(The task)
Below are the records; extract from them the line containing "Clone this chart in matplotlib." to the line containing "title_fonts = ['Liberation", both lines included, exactly and with no pictures.

(Input)

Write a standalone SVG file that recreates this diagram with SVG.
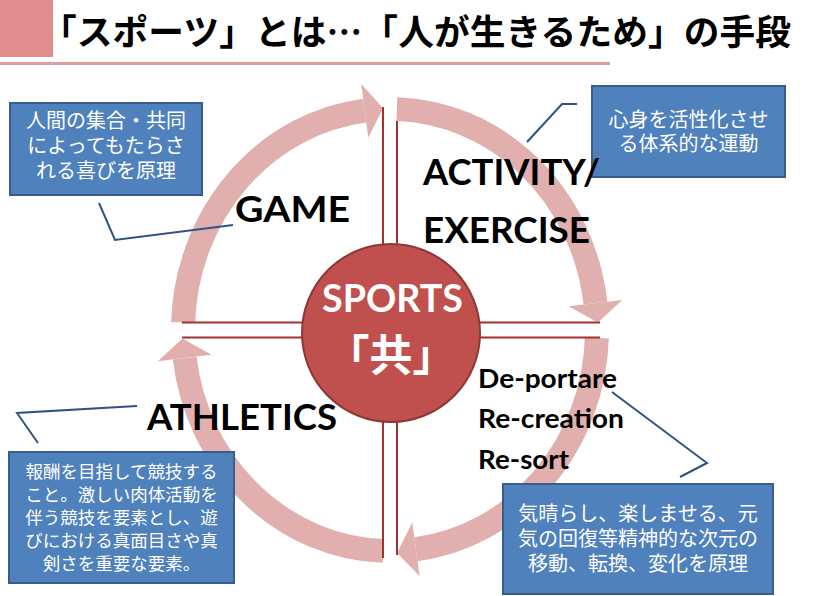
<svg xmlns="http://www.w3.org/2000/svg" width="813" height="596" viewBox="0 0 813 596">
<style>
.arc{fill:none;stroke:#E0AFAE;stroke-width:24;stroke-linecap:butt}
.head{fill:#E0AFAE}
.cross{stroke:#A2302E;stroke-width:2;fill:none}
.box{fill:#4F81BD;stroke:#385D8A;stroke-width:2}
.bt{fill:#FFFFFF;font-family:"Noto Sans CJK JP","Noto Sans",sans-serif;text-anchor:middle}
.lbl{fill:#000000;font-family:Lato,"Liberation Sans",sans-serif;font-weight:700}
.con{fill:none;stroke:#2F5283;stroke-width:2}
</style>
<rect width="813" height="596" fill="#FFFFFF"/>
<g id="title">
<rect x="0" y="0" width="53" height="57" fill="#E38E8E"/>
<line x1="0" y1="63.5" x2="610" y2="63.5" stroke="#DE9E9E" stroke-width="3"/>
<text x="41" y="45" font-family="'Noto Sans CJK JP',sans-serif" font-weight="700" font-size="35.7" fill="#000" textLength="750" lengthAdjust="spacing">「スポーツ」とは…「人が生きるため」の手段</text>
</g>
<g id="cycle">
<path class="arc" d="M183.13,322.29 A207,221 0 0 1 364.77,110.65"/>
<polygon class="head" points="368.28,137.42 383.1,108.2 361.26,83.88"/>
<path class="arc" d="M396.86,109.12 A207,221 0 0 1 595.46,303.07"/>
<polygon class="head" points="568.64,306.16 597.8,322.5 622.28,299.99"/>
<path class="arc" d="M596.87,337.98 A207,221 0 0 1 415.94,549.26"/>
<polygon class="head" points="412.33,522.50 397.1,553 419.55,576.02"/>
<path class="arc" d="M383.14,550.88 A207,221 0 0 1 184.68,358.08"/>
<polygon class="head" points="211.49,354.86 182.4,338.5 157.87,361.30"/>
</g>
<g id="connectors">
<line class="cross" x1="383" y1="107" x2="383" y2="558"/>
<line class="cross" x1="397" y1="121" x2="397" y2="555"/>
<line class="cross" x1="182" y1="322.5" x2="600" y2="322.5"/>
<line class="cross" x1="182" y1="337.5" x2="600" y2="337.5"/>
<polyline class="con" points="99,203 115,240 233,225"/>
<polyline class="con" points="577,104 562,104 527,142"/>
<polyline class="con" points="38,443 17,413 137,406"/>
<polyline class="con" points="612,392 707,463 680,477"/>
</g>
<g id="sports">
<circle cx="391" cy="333" r="89" fill="#C0504D" stroke="#8C3836" stroke-width="2"/>
<text x="392.5" y="312" text-anchor="middle" font-family="Lato,'Liberation Sans',sans-serif" font-weight="700" font-size="39" fill="#FFFFFF" textLength="141" lengthAdjust="spacingAndGlyphs">SPORTS</text>
<text x="391" y="371" text-anchor="middle" font-family="'Noto Sans CJK JP',sans-serif" font-weight="700" font-size="43" fill="#FFFFFF">「共」</text>
</g>
<g id="game">
<rect class="box" x="10" y="103" width="192" height="92"/>
<text class="bt" font-size="20"><tspan x="106" y="128">人間の集合・共同</tspan><tspan x="106" y="153">によってもたらさ</tspan><tspan x="106" y="178">れる喜びを原理</tspan></text>
<text class="lbl" x="235" y="222" font-size="36" textLength="115" lengthAdjust="spacingAndGlyphs">GAME</text>
</g>
<g id="activity">
<rect class="box" x="592" y="86" width="193" height="91"/>
<text class="bt" font-size="20"><tspan x="688.5" y="127">心身を活性化させ</tspan><tspan x="688.5" y="151">る体系的な運動</tspan></text>
<text class="lbl" x="423" y="185" font-size="36" textLength="177" lengthAdjust="spacingAndGlyphs">ACTIVITY/</text>
<text class="lbl" x="423" y="243" font-size="36" textLength="167" lengthAdjust="spacingAndGlyphs">EXERCISE</text>
</g>
<g id="athletics">
<rect class="box" x="9" y="452" width="225" height="131"/>
<text class="bt" font-size="17.5"><tspan x="121.5" y="478">報酬を目指して競技する</tspan><tspan x="121.5" y="501">こと。激しい肉体活動を</tspan><tspan x="121.5" y="524">伴う競技を要素とし、遊</tspan><tspan x="121.5" y="547">びにおける真面目さや真</tspan><tspan x="121.5" y="570">剣さを重要な要素。</tspan></text>
<text class="lbl" x="147" y="430" font-size="36" textLength="190" lengthAdjust="spacingAndGlyphs">ATHLETICS</text>
</g>
<g id="recreation">
<rect class="box" x="503" y="484" width="270" height="110"/>
<text class="bt" font-size="20"><tspan x="638" y="520.5">気晴らし、楽しませる、元</tspan><tspan x="638" y="545.5">気の回復等精神的な次元の</tspan><tspan x="638" y="570.5">移動、転換、変化を原理</tspan></text>
<text class="lbl" x="478" y="388" font-size="26" textLength="139" lengthAdjust="spacingAndGlyphs">De-portare</text>
<text class="lbl" x="478" y="428" font-size="26" textLength="146" lengthAdjust="spacingAndGlyphs">Re-creation</text>
<text class="lbl" x="478" y="469" font-size="26" textLength="91" lengthAdjust="spacingAndGlyphs">Re-sort</text>
</g>
</svg>
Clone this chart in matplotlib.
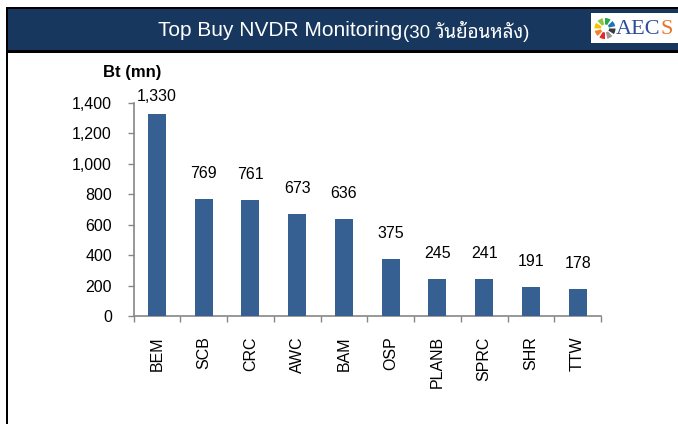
import matplotlib
matplotlib.use('Agg')
import matplotlib.pyplot as plt
from matplotlib.patches import Rectangle, Wedge, Circle
from matplotlib.ticker import FuncFormatter, FixedLocator

# ข้อมูล Top Buy NVDR 30 วันย้อนหลัง (ล้านบาท)
stocks = ['BEM', 'SCB', 'CRC', 'AWC', 'BAM', 'OSP', 'PLANB', 'SPRC', 'SHR', 'TTW']
buy_values = [1330, 769, 761, 673, 636, 375, 245, 241, 191, 178]
y_ticks = [0, 200, 400, 600, 800, 1000, 1200, 1400]

title_main = 'Top Buy NVDR Monitoring'
title_sub = '(30 วันย้อนหลัง)'
unit_label = 'Bt (mn)'

navy = '#17375E'
bar_color = '#376092'
axis_gray = '#868686'
title_fonts = ['Liberation Sans', 'Noto Sans Thai Looped', 'Noto Sans Thai', 'DejaVu Sans']

plt.rcParams['font.family'] = ['Liberation Sans', 'DejaVu Sans']

W, H = 678, 424
fig = plt.figure(figsize=(W / 100, H / 100), dpi=100)

# พื้นหลัง + แถบหัวเรื่อง (พิกัดเป็นพิกเซล)
bg = fig.add_axes([0, 0, 1, 1])
bg.set_xlim(0, W)
bg.set_ylim(H, 0)
bg.axis('off')
bg.add_patch(Rectangle((5.5, 7), W, 45.5, facecolor='black', edgecolor='none'))
bg.add_patch(Rectangle((8, 9.3), W, 40.7, facecolor=navy, edgecolor='none'))
bg.add_patch(Rectangle((5.5, 7), 2.5, H, facecolor='black', edgecolor='none'))

bg.text(402, 30.5, title_main, ha='right', va='center', color='white',
        fontsize=15, family=title_fonts)
bg.text(403, 31.5, title_sub, ha='left', va='center', color='white',
        fontsize=13.5, family=title_fonts)

# โลโก้ AECS
bg.add_patch(Rectangle((591, 13), W - 591, 30, facecolor='white', edgecolor='none'))
cx, cy = 605, 28.5
blade_colors = ['#E8252B', '#F0862A', '#F5C400', '#8CC63F', '#2AA84A',
                '#1B75BB', '#3B3B3B', '#9A9A9A']
for i, c in enumerate(blade_colors):
    a0 = 90 + i * 45
    bg.add_patch(Wedge((cx, cy), 10.5, a0, a0 + 32, width=6.5,
                       facecolor=c, edgecolor='none'))
bg.add_patch(Circle((cx, cy), 3.5, facecolor='white', edgecolor='none'))
t = bg.text(616, 29, 'AEC', ha='left', va='center', color='#2E4D9B',
            fontsize=16, family=['Liberation Serif', 'DejaVu Serif'])
fig.canvas.draw()
bb = t.get_window_extent()
bg.text(bb.x1, 29, 'S', ha='left', va='center', color='#E8762C',
        fontsize=16, family=['Liberation Serif', 'DejaVu Serif'],
        transform=matplotlib.transforms.blended_transform_factory(
            matplotlib.transforms.IdentityTransform(), bg.transData))

# กราฟแท่ง
ax = fig.add_axes([133.5 / W, 1 - 316 / H, (601 - 133.5) / W, (316 - 103) / H])
ax.set_facecolor('none')
x = list(range(len(stocks)))
ax.bar(x, buy_values, width=0.39, color=bar_color, zorder=3)
# ป้ายค่าเหนือแท่ง (แท่งสูงสุดถูกดันลงให้อยู่ในกรอบ)
gap = 138
for xi, v in zip(x, buy_values):
    ax.text(xi, min(v + gap, 1415), f'{v:,}', ha='center', va='baseline',
            fontsize=11.5, clip_on=False)

ax.set_xlim(-0.5, len(stocks) - 0.5)
ax.set_ylim(0, 1400)
ax.set_yticks(y_ticks)
ax.yaxis.set_major_formatter(FuncFormatter(lambda v, p: f'{v:,.0f}'))
ax.set_xticks(x)
ax.set_xticklabels(stocks, rotation=90)
ax.xaxis.set_minor_locator(FixedLocator([i - 0.5 for i in range(len(stocks) + 1)]))
ax.tick_params(axis='x', which='major', length=0, pad=14.5, labelsize=11.5)
ax.tick_params(axis='x', which='minor', length=4, width=1, color=axis_gray)
ax.tick_params(axis='y', length=4, width=1, color=axis_gray, pad=11.5, labelsize=11.5)
for s in ['top', 'right']:
    ax.spines[s].set_visible(False)
for s in ['left', 'bottom']:
    ax.spines[s].set_color(axis_gray)
    ax.spines[s].set_linewidth(1.2)

bg.text(132, 73, unit_label, ha='center', va='center', fontsize=12,
        fontweight='bold')

fig.savefig('out.png', dpi=100)
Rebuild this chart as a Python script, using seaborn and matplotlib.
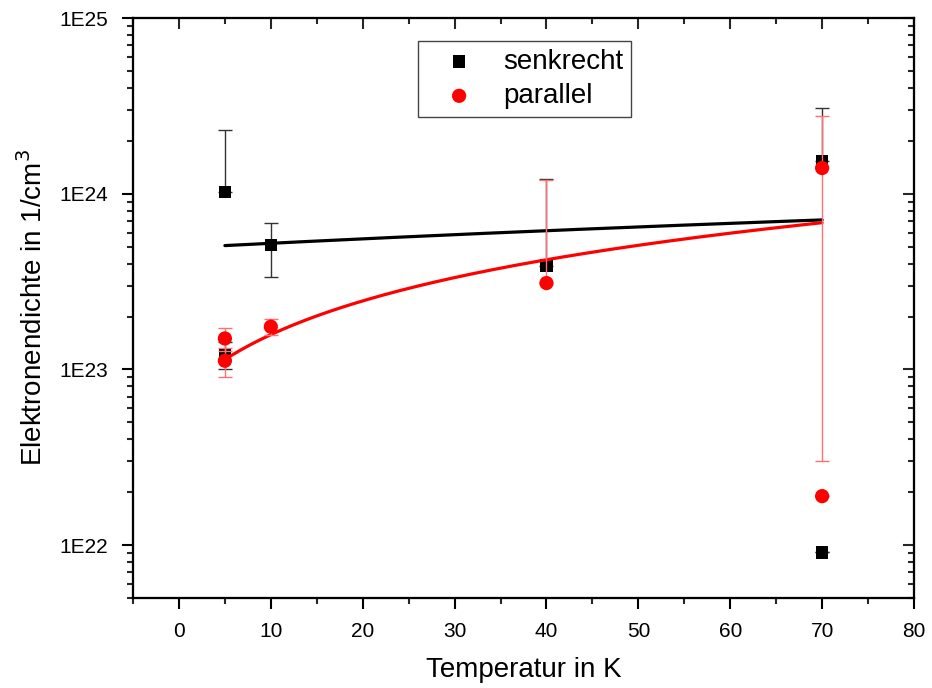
import numpy as np
import pandas as pd
import matplotlib
matplotlib.use("Agg")
import matplotlib.pyplot as plt
from matplotlib.ticker import FixedLocator, MultipleLocator, LogLocator, FuncFormatter, NullFormatter
import seaborn as sns

# Messwerte: Elektronendichte über Temperatur
temp_senkrecht = [5, 5, 10, 40, 70, 70]
n_senkrecht = [1.02e24, 1.22e23, 5.1e23, 3.9e23, 1.54e24, 9.1e21]
err_senkrecht = [1.28e24, 0.22e23, 1.75e23, 8.3e23, 1.55e24, 0.0]

temp_parallel = [5, 5, 10, 40, 70, 70]
n_parallel = [1.5e23, 1.12e23, 1.75e23, 3.1e23, 1.40e24, 1.9e22]
err_parallel = [0.23e23, 0.21e23, 0.19e23, 8.8e23, 1.37e24, 0.0]

# lineare Fits n(T) = a + b*T
fit_senkrecht = (4.91e23, 3.12e21)
fit_parallel = (0.70e23, 8.77e21)
fit_range = (5, 70)

x_ticks = [0, 10, 20, 30, 40, 50, 60, 70, 80]
y_ticks = [1e22, 1e23, 1e24, 1e25]

sns.set_theme(style="ticks")
plt.rcParams["font.family"] = ["Liberation Sans", "DejaVu Sans"]
plt.rcParams["axes.linewidth"] = 1.5
plt.rcParams["text.color"] = "black"
plt.rcParams["axes.labelcolor"] = "black"

fig = plt.figure(figsize=(9.32, 6.88), dpi=100)
ax = fig.add_axes([133 / 932, 1 - 598 / 688, (914 - 133) / 932, (598 - 18) / 688])
ax.set_yscale("log")

df_s = pd.DataFrame({"T": temp_senkrecht, "n": n_senkrecht, "err": err_senkrecht})
df_p = pd.DataFrame({"T": temp_parallel, "n": n_parallel, "err": err_parallel})

t_fit = np.linspace(fit_range[0], fit_range[1], 200)
fit_s = pd.DataFrame({"T": t_fit, "n": fit_senkrecht[0] + fit_senkrecht[1] * t_fit})
fit_p = pd.DataFrame({"T": t_fit, "n": fit_parallel[0] + fit_parallel[1] * t_fit})


def lower_err(df):
    # untere Fehlerbalken nur zeichnen, wenn sie im positiven Bereich bleiben
    return np.where(df["n"] - df["err"] > 0, df["err"], 0.0)


sns.lineplot(data=fit_s, x="T", y="n", color="black", lw=2.3, ax=ax, legend=False, zorder=2)
ax.errorbar(df_s["T"], df_s["n"], yerr=[lower_err(df_s), df_s["err"]], fmt="none",
            ecolor="#333333", elinewidth=1.0, capsize=5, capthick=1.0, zorder=2.5)
sns.scatterplot(data=df_s, x="T", y="n", marker="s", color="black", s=80,
                edgecolor="none", ax=ax, label="senkrecht", zorder=3)

sns.lineplot(data=fit_p, x="T", y="n", color="red", lw=2.3, ax=ax, legend=False, zorder=3.5)
ax.errorbar(df_p["T"], df_p["n"], yerr=[lower_err(df_p), df_p["err"]], fmt="none",
            ecolor="#ff7070", elinewidth=1.0, capsize=5, capthick=1.0, zorder=3.6)
sns.scatterplot(data=df_p, x="T", y="n", marker="o", color="red", s=105,
                edgecolor="none", ax=ax, label="parallel", zorder=4)

ax.set_xlim(-5, 80)
ax.set_ylim(5e21, 1e25)

ax.xaxis.set_major_locator(FixedLocator(x_ticks))
ax.xaxis.set_minor_locator(MultipleLocator(5))
ax.yaxis.set_major_locator(FixedLocator(y_ticks))
ax.yaxis.set_minor_locator(LogLocator(base=10, subs=np.arange(2, 10)))
ax.yaxis.set_major_formatter(FuncFormatter(lambda v, p: f"1E{int(round(np.log10(v)))}"))
ax.yaxis.set_minor_formatter(NullFormatter())

ax.tick_params(axis="both", which="major", direction="out", length=8, width=1.5,
               labelsize=15, colors="black")
ax.tick_params(axis="y", which="major", pad=10)
ax.tick_params(axis="x", which="major", pad=9)
ax.tick_params(axis="both", which="minor", direction="out", length=4.5, width=1.5)

ax.set_xlabel("Temperatur in K", fontsize=20, labelpad=12)
ax.set_ylabel(r"Elektronendichte in 1/cm$^3$", fontsize=20, labelpad=8)

for sp in ax.spines.values():
    sp.set_visible(True)
    sp.set_linewidth(1.5)
    sp.set_color("black")

# gespiegelte Achsen oben und rechts mit nach innen zeigenden Ticks
axr = ax.twinx()
axr.set_yscale("log")
axr.set_ylim(ax.get_ylim())
axr.yaxis.set_major_locator(FixedLocator(y_ticks))
axr.yaxis.set_minor_locator(LogLocator(base=10, subs=np.arange(2, 10)))
axr.tick_params(axis="y", which="major", direction="in", length=8, width=1.5, labelright=False)
axr.tick_params(axis="y", which="minor", direction="in", length=4.5, width=1.5, labelright=False)

axt = ax.twiny()
axt.set_xlim(ax.get_xlim())
axt.xaxis.set_major_locator(FixedLocator(x_ticks))
axt.xaxis.set_minor_locator(MultipleLocator(5))
axt.tick_params(axis="x", which="major", direction="in", length=8, width=1.5, labeltop=False)
axt.tick_params(axis="x", which="minor", direction="in", length=4.5, width=1.5, labeltop=False)
for a in (axr, axt):
    for sp in a.spines.values():
        sp.set_linewidth(1.5)
        sp.set_color("black")

leg = ax.legend(loc="upper left", bbox_to_anchor=((418 - 133) / 781, (598 - 41) / 580),
                borderaxespad=0, fontsize=20, frameon=True, fancybox=False,
                handlelength=2.4, handletextpad=0.4, borderpad=0.28, labelspacing=0.3,
                edgecolor="#444444", framealpha=1)
leg.get_frame().set_linewidth(1.0)
leg.set_zorder(10)

fig.savefig("out.png", dpi=100, facecolor="white")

(Completed task)
Clone this chart in matplotlib.
import matplotlib
matplotlib.use('Agg')
import matplotlib.pyplot as plt
from matplotlib.patches import Rectangle, Wedge, Circle
from matplotlib.ticker import FuncFormatter, FixedLocator

# ข้อมูล Top Buy NVDR 30 วันย้อนหลัง (ล้านบาท)
stocks = ['BEM', 'SCB', 'CRC', 'AWC', 'BAM', 'OSP', 'PLANB', 'SPRC', 'SHR', 'TTW']
buy_values = [1330, 769, 761, 673, 636, 375, 245, 241, 191, 178]
y_ticks = [0, 200, 400, 600, 800, 1000, 1200, 1400]

title_main = 'Top Buy NVDR Monitoring'
title_sub = '(30 วันย้อนหลัง)'
unit_label = 'Bt (mn)'

navy = '#17375E'
bar_color = '#376092'
axis_gray = '#868686'
title_fonts = ['Liberation Sans', 'Noto Sans Thai Looped', 'Noto Sans Thai', 'DejaVu Sans']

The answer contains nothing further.